What is being asked => Can you copy out the data exactly? Leave the images out.

Given material =>
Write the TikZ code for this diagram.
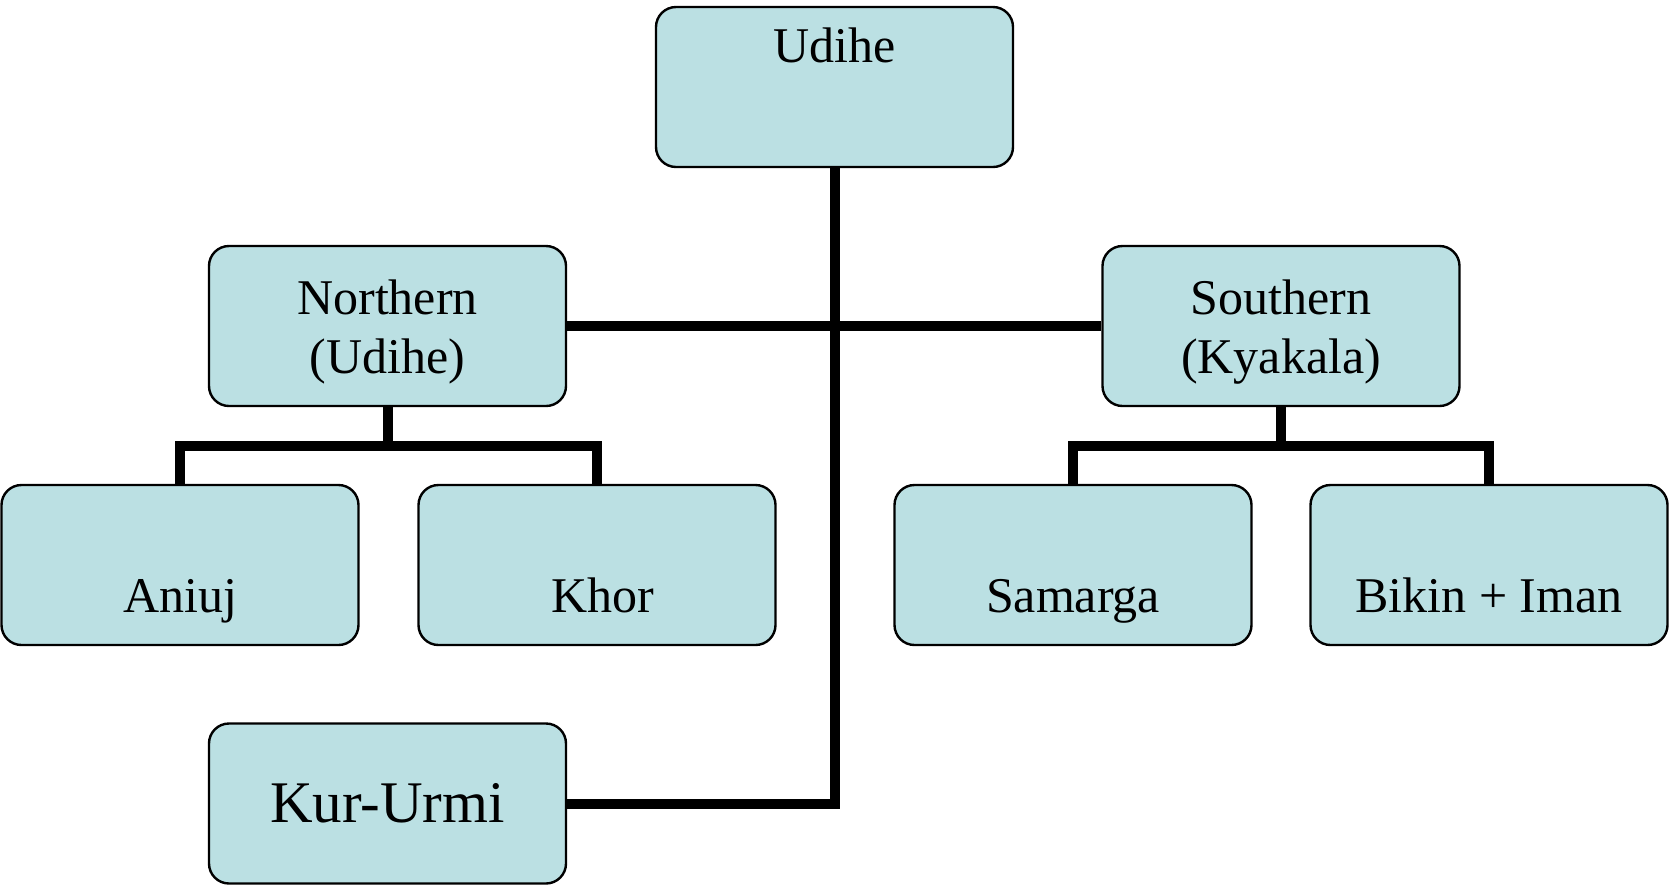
\documentclass[tikz,border=0pt]{standalone}
\usepackage{fontspec}
\setmainfont{Liberation Serif}
\usepackage{tikz}
\usetikzlibrary{
  positioning,
  calc
}
\definecolor{boxfill}{RGB}{187,224,227}

\begin{document}
\begin{tikzpicture}[x=0.5pt,y=-0.5pt,
    dialect/.style={draw=black,line width=1.2pt,fill=boxfill,rounded corners=10pt,
      minimum width=178.5pt,minimum height=80pt,inner sep=0pt,align=center,
      font=\fontsize{25}{29.5}\selectfont},
    toptext/.style={text height=18pt,text depth=43pt},
    bottomtext/.style={text height=55pt,text depth=8pt},
    twoline/.style={text height=53pt},
    link/.style={line width=5pt}]
    \useasboundingbox (0,0) rectangle (1670,885);
    \node[dialect,toptext] (udihe) at (834.5,87) {Udihe};
    \node[dialect,twoline] (north) at (387.5,326) {Northern\\(Udihe)};
    \node[dialect,twoline] (south) at (1281,326) {Southern\\(Kyakala)};
    \node[dialect,bottomtext] (aniuj) at (180,565) {Aniuj};
    \node[dialect,bottomtext] (khor) at (597,565) {\hspace{6pt}Khor};
    \node[dialect,bottomtext] (samarga) at (1073,565) {Samarga};
    \node[dialect,bottomtext] (bikin) at (1489,565) {Bikin + Iman};
    \node[dialect,font=\fontsize{29.5}{35}\selectfont] (kur) at (387.5,803.5) {Kur-Urmi};
    \coordinate (nbar) at ($(north.south)+(0,39)$);
    \coordinate (sbar) at ($(south.south)+(0,39)$);
    \draw[link] (udihe.south) |- (kur.east);
    \draw[link] (north.east) -- (south.west);
    \draw[link] (north.south) -- (nbar);
    \draw[link] (aniuj.north) |- (nbar) -| (khor.north);
    \draw[link] (south.south) -- (sbar);
    \draw[link] (samarga.north) |- (sbar) -| (bikin.north);
\end{tikzpicture}
\end{document}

Answer =>
Write the TikZ code for this diagram.
\documentclass[tikz,border=0pt]{standalone}
\usepackage{fontspec}
\setmainfont{Liberation Serif}
\usepackage{tikz}
\usetikzlibrary{
  positioning,
  calc
}
\definecolor{boxfill}{RGB}{187,224,227}

\begin{document}
\begin{tikzpicture}[x=0.5pt,y=-0.5pt,
    dialect/.style={draw=black,line width=1.2pt,fill=boxfill,rounded corners=10pt,
      minimum width=178.5pt,minimum height=80pt,inner sep=0pt,align=center,
      font=\fontsize{25}{29.5}\selectfont},
    toptext/.style={text height=18pt,text depth=43pt},
    bottomtext/.style={text height=55pt,text depth=8pt},
    twoline/.style={text height=53pt},
    link/.style={line width=5pt}]
    \useasboundingbox (0,0) rectangle (1670,885);
    \node[dialect,toptext] (udihe) at (834.5,87) {Udihe};
    \node[dialect,twoline] (north) at (387.5,326) {Northern\\(Udihe)};
    \node[dialect,twoline] (south) at (1281,326) {Southern\\(Kyakala)};
    \node[dialect,bottomtext] (aniuj) at (180,565) {Aniuj};
    \node[dialect,bottomtext] (khor) at (597,565) {\hspace{6pt}Khor};
    \node[dialect,bottomtext] (samarga) at (1073,565) {Samarga};
    \node[dialect,bottomtext] (bikin) at (1489,565) {Bikin + Iman};
    \node[dialect,font=\fontsize{29.5}{35}\selectfont] (kur) at (387.5,803.5) {Kur-Urmi};
    \coordinate (nbar) at ($(north.south)+(0,39)$);
    \coordinate (sbar) at ($(south.south)+(0,39)$);
    \draw[link] (udihe.south) |- (kur.east);
    \draw[link] (north.east) -- (south.west);
    \draw[link] (north.south) -- (nbar);
    \draw[link] (aniuj.north) |- (nbar) -| (khor.north);
    \draw[link] (south.south) -- (sbar);
    \draw[link] (samarga.north) |- (sbar) -| (bikin.north);
\end{tikzpicture}
\end{document}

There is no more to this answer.